By Carmen Drahl
For the origin of life on Earth, ancient puddles or coastlines may have had a major ripple effect.
A new study shows that a simple class of molecules called alpha hydroxy acids forms microdroplets when dried and rewetted, as could have taken place at the edges of water sources. These cell-sized compartments can trap RNA, and can merge and break apart — behavior that could have encouraged inanimate molecules in the primordial soup to give rise to life, researchers report July 22 in the Proceedings of the National Academy of Sciences.
Besides giving clues to how life may have gotten started on the planet, the work might have additional applications in both medicine and the search for extraterrestrial life.

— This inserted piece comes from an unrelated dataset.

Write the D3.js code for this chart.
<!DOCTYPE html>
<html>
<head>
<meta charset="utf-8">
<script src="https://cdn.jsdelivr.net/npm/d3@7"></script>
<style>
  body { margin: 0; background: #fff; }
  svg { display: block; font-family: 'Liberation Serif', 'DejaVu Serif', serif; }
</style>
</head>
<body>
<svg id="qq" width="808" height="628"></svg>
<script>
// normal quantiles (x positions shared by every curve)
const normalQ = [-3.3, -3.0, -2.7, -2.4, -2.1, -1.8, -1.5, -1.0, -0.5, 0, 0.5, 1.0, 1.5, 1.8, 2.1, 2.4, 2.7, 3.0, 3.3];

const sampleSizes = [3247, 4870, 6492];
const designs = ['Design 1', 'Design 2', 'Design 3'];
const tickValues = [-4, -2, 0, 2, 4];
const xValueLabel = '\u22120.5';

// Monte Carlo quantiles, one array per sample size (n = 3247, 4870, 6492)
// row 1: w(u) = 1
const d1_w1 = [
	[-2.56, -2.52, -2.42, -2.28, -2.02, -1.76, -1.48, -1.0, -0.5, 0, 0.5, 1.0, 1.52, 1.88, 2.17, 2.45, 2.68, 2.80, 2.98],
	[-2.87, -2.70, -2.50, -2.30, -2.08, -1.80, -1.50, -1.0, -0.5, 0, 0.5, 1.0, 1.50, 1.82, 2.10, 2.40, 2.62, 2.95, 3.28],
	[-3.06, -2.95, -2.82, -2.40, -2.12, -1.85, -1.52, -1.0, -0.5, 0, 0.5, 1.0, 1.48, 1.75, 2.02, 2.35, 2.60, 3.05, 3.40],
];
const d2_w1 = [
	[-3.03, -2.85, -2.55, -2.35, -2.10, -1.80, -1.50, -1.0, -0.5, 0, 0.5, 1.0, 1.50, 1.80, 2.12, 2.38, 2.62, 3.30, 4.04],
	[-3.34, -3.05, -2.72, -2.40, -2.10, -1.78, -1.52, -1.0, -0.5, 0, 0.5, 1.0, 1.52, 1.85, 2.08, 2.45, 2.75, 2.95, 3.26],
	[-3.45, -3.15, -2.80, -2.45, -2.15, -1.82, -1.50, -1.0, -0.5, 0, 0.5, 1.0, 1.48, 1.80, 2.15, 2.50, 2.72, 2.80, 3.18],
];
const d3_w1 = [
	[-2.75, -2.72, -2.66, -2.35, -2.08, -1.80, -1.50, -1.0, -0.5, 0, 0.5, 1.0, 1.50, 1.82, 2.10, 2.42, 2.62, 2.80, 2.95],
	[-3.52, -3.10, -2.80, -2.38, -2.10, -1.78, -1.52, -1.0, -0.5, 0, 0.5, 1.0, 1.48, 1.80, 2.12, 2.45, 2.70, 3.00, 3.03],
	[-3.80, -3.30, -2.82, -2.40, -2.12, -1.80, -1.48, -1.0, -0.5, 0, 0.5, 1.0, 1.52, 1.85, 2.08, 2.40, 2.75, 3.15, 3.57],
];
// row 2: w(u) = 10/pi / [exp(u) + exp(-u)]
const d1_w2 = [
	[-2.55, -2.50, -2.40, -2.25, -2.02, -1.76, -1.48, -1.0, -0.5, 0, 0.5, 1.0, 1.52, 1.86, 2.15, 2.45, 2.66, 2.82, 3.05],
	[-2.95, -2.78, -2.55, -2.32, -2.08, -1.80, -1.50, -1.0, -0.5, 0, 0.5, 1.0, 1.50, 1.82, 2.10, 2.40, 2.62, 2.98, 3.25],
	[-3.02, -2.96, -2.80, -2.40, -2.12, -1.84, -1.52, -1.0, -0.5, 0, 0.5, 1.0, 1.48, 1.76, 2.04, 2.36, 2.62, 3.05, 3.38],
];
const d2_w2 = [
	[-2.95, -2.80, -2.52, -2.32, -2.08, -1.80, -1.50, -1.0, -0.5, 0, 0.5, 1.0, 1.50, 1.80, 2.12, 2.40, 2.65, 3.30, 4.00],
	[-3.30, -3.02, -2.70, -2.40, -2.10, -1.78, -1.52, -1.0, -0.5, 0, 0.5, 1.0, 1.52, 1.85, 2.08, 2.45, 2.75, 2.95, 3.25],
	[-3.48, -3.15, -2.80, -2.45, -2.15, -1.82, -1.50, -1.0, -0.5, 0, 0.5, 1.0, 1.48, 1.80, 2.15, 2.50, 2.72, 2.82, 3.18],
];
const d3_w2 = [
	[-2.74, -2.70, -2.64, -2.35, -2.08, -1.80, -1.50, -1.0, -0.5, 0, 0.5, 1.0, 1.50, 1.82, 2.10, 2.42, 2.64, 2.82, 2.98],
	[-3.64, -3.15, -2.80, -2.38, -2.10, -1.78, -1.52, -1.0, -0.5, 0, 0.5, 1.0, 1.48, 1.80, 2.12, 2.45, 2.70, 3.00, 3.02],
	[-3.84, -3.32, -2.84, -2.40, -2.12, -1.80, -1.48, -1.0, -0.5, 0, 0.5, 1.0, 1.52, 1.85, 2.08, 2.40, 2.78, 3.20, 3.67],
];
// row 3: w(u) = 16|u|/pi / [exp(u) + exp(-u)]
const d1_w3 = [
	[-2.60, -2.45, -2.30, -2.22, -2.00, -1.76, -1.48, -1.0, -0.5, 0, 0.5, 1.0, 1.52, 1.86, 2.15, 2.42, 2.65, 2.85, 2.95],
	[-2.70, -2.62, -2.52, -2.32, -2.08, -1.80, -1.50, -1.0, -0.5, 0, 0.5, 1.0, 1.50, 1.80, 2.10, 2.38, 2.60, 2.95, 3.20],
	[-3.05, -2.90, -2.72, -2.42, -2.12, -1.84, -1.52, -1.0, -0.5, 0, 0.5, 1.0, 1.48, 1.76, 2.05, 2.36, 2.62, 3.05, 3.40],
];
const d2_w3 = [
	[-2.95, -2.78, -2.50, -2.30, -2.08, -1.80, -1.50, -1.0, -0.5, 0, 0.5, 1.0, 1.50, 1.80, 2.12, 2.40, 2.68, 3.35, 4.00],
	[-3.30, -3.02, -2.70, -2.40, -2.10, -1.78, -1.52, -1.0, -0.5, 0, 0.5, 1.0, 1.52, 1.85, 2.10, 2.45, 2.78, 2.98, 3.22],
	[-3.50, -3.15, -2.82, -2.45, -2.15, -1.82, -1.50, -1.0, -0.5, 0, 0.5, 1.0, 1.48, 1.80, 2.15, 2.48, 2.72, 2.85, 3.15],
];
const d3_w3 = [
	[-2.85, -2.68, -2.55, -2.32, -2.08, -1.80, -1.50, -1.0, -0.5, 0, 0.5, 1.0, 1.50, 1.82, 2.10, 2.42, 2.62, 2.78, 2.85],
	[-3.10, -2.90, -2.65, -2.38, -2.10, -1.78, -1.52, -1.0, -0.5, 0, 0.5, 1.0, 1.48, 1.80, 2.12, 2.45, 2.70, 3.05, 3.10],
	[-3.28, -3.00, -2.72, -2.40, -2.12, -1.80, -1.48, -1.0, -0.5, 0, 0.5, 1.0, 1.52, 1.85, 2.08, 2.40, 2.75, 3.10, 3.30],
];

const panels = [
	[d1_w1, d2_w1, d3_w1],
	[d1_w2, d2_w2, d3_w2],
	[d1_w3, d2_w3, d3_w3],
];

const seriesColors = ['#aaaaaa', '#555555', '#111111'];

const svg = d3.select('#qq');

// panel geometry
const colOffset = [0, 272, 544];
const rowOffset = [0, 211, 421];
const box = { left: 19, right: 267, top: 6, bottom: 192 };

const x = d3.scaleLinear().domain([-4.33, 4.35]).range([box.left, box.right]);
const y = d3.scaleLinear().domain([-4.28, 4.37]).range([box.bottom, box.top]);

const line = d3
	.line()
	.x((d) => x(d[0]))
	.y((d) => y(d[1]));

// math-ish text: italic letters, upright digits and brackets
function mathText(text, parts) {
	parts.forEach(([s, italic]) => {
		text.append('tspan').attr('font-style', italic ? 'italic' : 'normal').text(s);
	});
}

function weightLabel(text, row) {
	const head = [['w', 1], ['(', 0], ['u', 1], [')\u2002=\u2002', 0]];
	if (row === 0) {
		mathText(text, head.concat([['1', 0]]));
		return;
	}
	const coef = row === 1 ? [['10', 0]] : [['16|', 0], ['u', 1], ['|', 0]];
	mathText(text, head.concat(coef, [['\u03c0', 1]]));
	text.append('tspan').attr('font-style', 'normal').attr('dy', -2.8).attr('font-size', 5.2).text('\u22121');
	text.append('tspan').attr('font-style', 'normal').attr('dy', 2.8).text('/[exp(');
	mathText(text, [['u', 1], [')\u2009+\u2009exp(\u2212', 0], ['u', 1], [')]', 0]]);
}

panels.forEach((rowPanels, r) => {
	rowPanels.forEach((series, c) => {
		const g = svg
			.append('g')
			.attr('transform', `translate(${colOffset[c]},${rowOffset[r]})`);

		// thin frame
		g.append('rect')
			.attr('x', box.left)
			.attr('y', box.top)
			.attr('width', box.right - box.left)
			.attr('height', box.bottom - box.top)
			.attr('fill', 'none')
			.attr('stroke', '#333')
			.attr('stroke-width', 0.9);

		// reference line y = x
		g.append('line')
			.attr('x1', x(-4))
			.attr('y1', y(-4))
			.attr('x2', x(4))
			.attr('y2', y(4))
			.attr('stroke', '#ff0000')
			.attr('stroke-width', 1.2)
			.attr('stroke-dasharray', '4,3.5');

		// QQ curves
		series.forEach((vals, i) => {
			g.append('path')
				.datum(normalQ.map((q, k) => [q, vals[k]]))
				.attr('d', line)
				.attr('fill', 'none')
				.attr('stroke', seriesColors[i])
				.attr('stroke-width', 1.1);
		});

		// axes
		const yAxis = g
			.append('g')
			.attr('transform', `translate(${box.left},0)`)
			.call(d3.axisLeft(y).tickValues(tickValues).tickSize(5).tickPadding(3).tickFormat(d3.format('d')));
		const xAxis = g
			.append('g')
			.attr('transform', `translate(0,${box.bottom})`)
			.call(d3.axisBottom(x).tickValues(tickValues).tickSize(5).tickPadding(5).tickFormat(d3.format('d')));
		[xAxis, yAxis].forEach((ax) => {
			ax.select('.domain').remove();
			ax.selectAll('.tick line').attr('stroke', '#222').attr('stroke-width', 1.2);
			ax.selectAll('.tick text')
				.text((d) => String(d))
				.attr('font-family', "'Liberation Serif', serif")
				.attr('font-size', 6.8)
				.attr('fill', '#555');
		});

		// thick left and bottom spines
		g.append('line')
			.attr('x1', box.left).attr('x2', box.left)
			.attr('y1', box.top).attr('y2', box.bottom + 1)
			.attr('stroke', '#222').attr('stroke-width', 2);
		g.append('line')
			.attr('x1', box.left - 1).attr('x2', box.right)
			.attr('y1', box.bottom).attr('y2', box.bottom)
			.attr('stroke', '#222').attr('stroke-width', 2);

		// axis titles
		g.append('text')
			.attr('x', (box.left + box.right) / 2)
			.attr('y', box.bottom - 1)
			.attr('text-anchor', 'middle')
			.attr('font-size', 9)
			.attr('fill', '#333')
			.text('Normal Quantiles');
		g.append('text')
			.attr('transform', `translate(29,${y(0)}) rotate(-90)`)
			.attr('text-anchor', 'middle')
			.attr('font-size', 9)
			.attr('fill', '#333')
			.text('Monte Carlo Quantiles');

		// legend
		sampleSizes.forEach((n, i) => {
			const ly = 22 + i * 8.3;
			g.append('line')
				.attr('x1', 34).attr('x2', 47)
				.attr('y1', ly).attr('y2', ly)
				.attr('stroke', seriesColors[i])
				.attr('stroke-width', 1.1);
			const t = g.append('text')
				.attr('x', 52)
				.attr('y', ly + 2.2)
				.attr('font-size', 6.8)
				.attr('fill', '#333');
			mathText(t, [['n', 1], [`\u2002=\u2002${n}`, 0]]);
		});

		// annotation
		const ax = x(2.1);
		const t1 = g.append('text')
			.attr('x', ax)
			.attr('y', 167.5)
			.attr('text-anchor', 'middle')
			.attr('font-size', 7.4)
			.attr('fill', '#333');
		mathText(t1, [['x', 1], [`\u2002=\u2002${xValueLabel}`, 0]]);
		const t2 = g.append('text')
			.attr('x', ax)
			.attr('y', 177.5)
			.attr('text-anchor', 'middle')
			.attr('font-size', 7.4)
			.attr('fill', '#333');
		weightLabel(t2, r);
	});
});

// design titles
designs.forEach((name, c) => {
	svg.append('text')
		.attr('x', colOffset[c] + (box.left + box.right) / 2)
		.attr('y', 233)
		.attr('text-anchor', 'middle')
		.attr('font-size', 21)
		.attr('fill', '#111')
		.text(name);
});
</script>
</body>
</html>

Present-day biology relies on cells to concentrate nutrients and protect genetic information, so many scientists think that compartments could have been important for life to begin. But no one knows whether the first microenclosures on Earth were related to modern cells.
“The early Earth was certainly a messy place chemically,” with nonbiological molecules such as alpha hydroxy acids potentially having roles in the emergence of life alongside biomolecules like RNA and their precursors, says biochemist Tony Jia of Tokyo Institute of Technology’s Earth-Life Science Institute.
Jia’s team focused on mixtures of alpha hydroxy acids, some of which are common in skin-care cosmetics. Though not as prominent as their chemical relatives amino acids, alpha hydroxy acids are plausible players in origin-of-life happenings because they frequently show up in meteorites as well as in experiments mimicking early Earth chemistry.
In 2018, a team led by geochemists Kuhan Chandru of the Earth-Life Science Institute and the National University of Malaysia at Bangi and H. James Cleaves, also of the Earth-Life Science Institute, demonstrated that, just though drying, alpha hydroxy acids form repeating chains of molecules called polymers. In the new study, the pair along with Jia and their colleagues found that rewetting the polymers led to the formation of microdroplets about the same diameter as modern red blood cells or cheek cells.
Prior studies have shown that simple molecules can form droplets (SN: 4/15/17, p. 11). The new work goes further in showing “that possibly prebiotically relevant molecules can form droplets,” says artificial cell expert Dora Tang of the Max Planck Institute of Molecular Cell Biology and Genetics in Dresden, Germany, who wasn’t involved with the work.
In the lab, the team demonstrated that the droplets could trap and host molecules essential to life as we know it, such as RNA. The researchers also observed that a protein retained its function within the droplets and that fatty acids could assemble around the droplets.
Still, those findings don’t mean the microdroplets were Earth’s first cells or ancestors of them, Chandru cautions. Instead, he suggests that the droplets could have helped reactions along in emerging biochemical systems in the lead-up to the origin of life.
Though the team’s focus is origin-of-life studies, Jia points out that these microdroplets could potentially be engineered to deliver medications. The researchers note in their study that they may apply for a patent related to the work within the next year but have not specified an application.
The new research may also hold an important lesson for the search for extraterrestrial life (SN: 4/30/16, p. 28). “We need to not only focus on detection of modern biomolecules and their precursors, but also other relevant nonbiomolecules” that, like alpha hydroxy acids, might have played supporting roles in the emergence of life, on Earth or elsewhere, Jia says.